The focus of the present study is on Bar-On‘s (1997) model of EI, which was operationalised in the Emotional Quotient Inventory (EQ-i) and the revised model (EQ-i 2.0; Multi Health Systems, 2011). The particular aim of the study is to investigate the psychometric properties of the EQ-i 2.0 in South Africa. This will be done by investigating item functioning following an item response theory (IRT) approach, examining internal consistency by computing Cronbach’s alpha and McDonald’s omega reliability estimates where appropriate and investigating the theoretical structure of the assessment with confirmatory factor analysis.

The Bar-On Emotional Quotient Inventory
Both the EQ-i and its revised version (EQ-i 2.0) can be considered trait or mixed models of EI (O’Boyle et al., 2010; Petrides, Pita & Kokkinaki, 2007).
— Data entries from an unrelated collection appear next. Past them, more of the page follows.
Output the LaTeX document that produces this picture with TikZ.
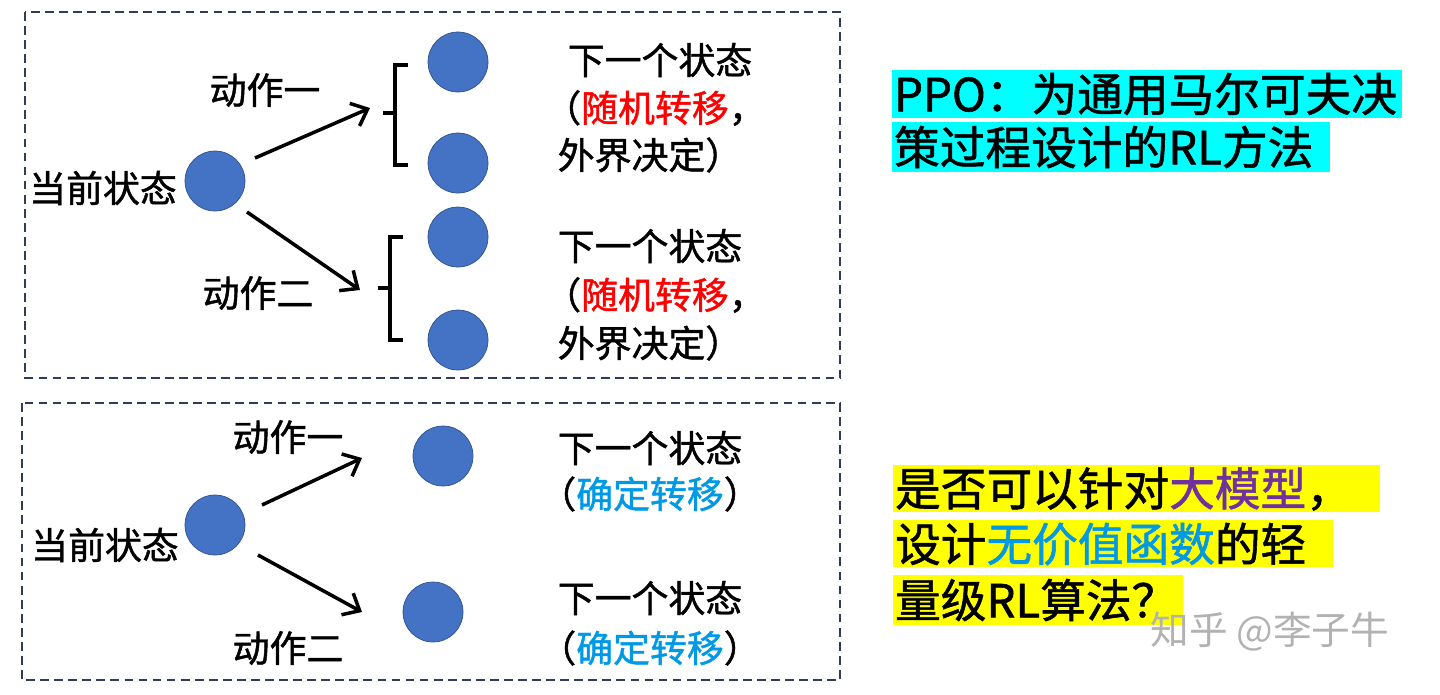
\documentclass[tikz,border=0pt]{standalone}
\usepackage{fontspec}
\setmainfont[AutoFakeBold=1.2]{Noto Sans CJK SC}
\usetikzlibrary{arrows.meta}
\definecolor{cy}{RGB}{0,255,255}
\definecolor{ye}{RGB}{255,255,0}
\definecolor{bl}{RGB}{68,114,196}
\definecolor{pu}{RGB}{112,48,160}
\definecolor{sb}{RGB}{0,153,230}
\definecolor{dash}{RGB}{50,60,90}
\begin{document}
\begin{tikzpicture}[x=0.02cm,y=-0.02cm,
 st/.style={circle,draw=bl!70!black,fill=bl,minimum size=1.2cm,inner sep=0},
 lab/.style={font=\bfseries\fontsize{21}{24}\selectfont,inner sep=0},
 big/.style={font=\bfseries\fontsize{26}{32}\selectfont,inner sep=1pt,anchor=west},
 arr/.style={-{Straight Barb[length=8pt,width=14pt]},line width=2pt},
 box/.style={draw=dash,dash pattern=on 5pt off 3pt,line width=1pt},
 br/.style={line width=2.2pt}]
\useasboundingbox (0,0) rectangle (1440,694);
\draw[box] (25,12) rectangle (840,378);
\draw[box] (22,403) rectangle (840,680);
% top
\node[st] (c1) at (215,181) {};
\node[st] (n1) at (458,62) {};
\node[st] (n2) at (458,163) {};
\node[st] (n3) at (458,237) {};
\node[st] (n4) at (458,340) {};
\node[lab] (t1) at (103,188) {当前状态};
\node[lab] (a1) at (265,90) {动作一};
\node[lab] (a2) at (258,293) {动作二};
\draw[br] (408,65) -- (395,65) -- (395,165) -- (408,165) (395,113) -- (383,113);
\draw[br] (403,237) -- (390,237) -- (390,340) -- (403,340) (390,288) -- (378,288);
\coordinate (e1) at (370,108); \coordinate (e2) at (360,290);
\draw[arr] (255,158) -- (e1);
\draw[arr] (247,212) -- (e2);
\node[lab] (s1) at (660,60) {下一个状态};
\node[lab] (s2) at (655,108) {（\textcolor{red}{随机转移}，};
\node[lab] (s3) at (650,155) {外界决定）};
\node[lab] (s4) at (650,246) {下一个状态};
\node[lab] (s5) at (655,295) {（\textcolor{red}{随机转移}，};
\node[lab] (s6) at (650,343) {外界决定）};
% bottom
\node[st] (c2) at (215,525) {};
\node[st] (m1) at (443,456) {};
\node[st] (m2) at (433,612) {};
\node[lab] (t2) at (105,545) {当前状态};
\node[lab] (a3) at (288,437) {动作一};
\node[lab] (a4) at (288,648) {动作二};
\draw[arr] (262,505) -- (362,458);
\draw[arr] (258,555) -- (362,612);
\node[lab] (u1) at (650,448) {下一个状态};
\node[lab] (u2) at (650,494) {（\textcolor{sb}{确定转移}）};
\node[lab] (u3) at (650,598) {下一个状态};
\node[lab] (u4) at (650,648) {（\textcolor{sb}{确定转移}）};
% right
\fill[cy] (892,70) rectangle (1402,118);
\fill[cy] (892,122) rectangle (1330,172);
\node[big] (p1) at (892,94) {PPO：为通用马尔可夫决};
\node[big] (p2) at (892,147) {策过程设计的RL方法};
\fill[ye] (893,465) rectangle (1380,512);
\fill[ye] (893,520) rectangle (1333,567);
\fill[ye] (893,575) rectangle (1183,625);
\node[big] (q1) at (893,489) {是否可以针对\textcolor{pu}{大模型}，};
\node[big] (q2) at (893,544) {设计\textcolor{sb}{无价值函数}的轻};
\node[big] (q3) at (893,600) {量级RL算法？};
\node[font=\fontsize{22}{26}\selectfont,text=black!30] (w) at (1270,632) {知乎 @李子牛};
\end{tikzpicture}
\end{document}
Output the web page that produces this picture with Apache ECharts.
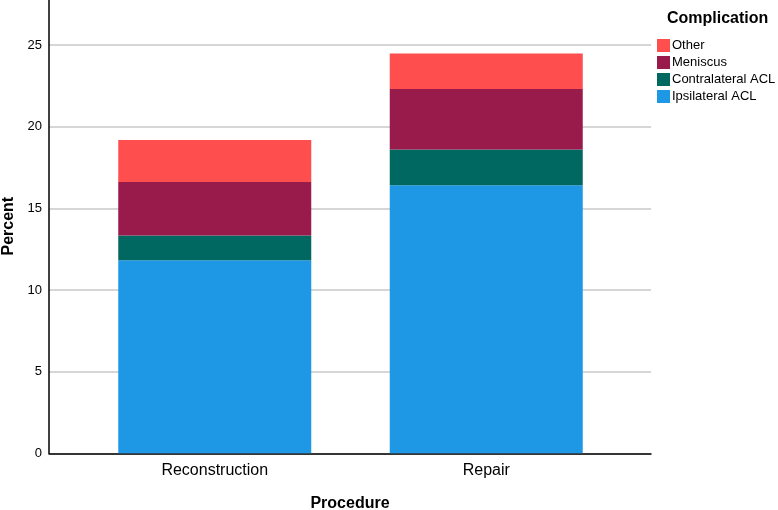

Bar-On (1997) considered EI to consist of non-cognitive capabilities and skills that have an influence on an individual’s ability to cope with environmental demands and pressures. He identified and operationally defined 15 constructs, which formed the model of the EQ-i. They include: Self-regard, Emotional Self-awareness, Emotional Expression, Assertiveness, Independence, Self-actualisation, Empathy, Social Responsibility, Interpersonal Relationship, Reality Testing, Flexibility, Problem Solving, Stress Tolerance, Impulse Control and Optimism. These subscales are further arranged into five composite scales: Intrapersonal, Interpersonal, Adaptability, Stress Management and General Mood.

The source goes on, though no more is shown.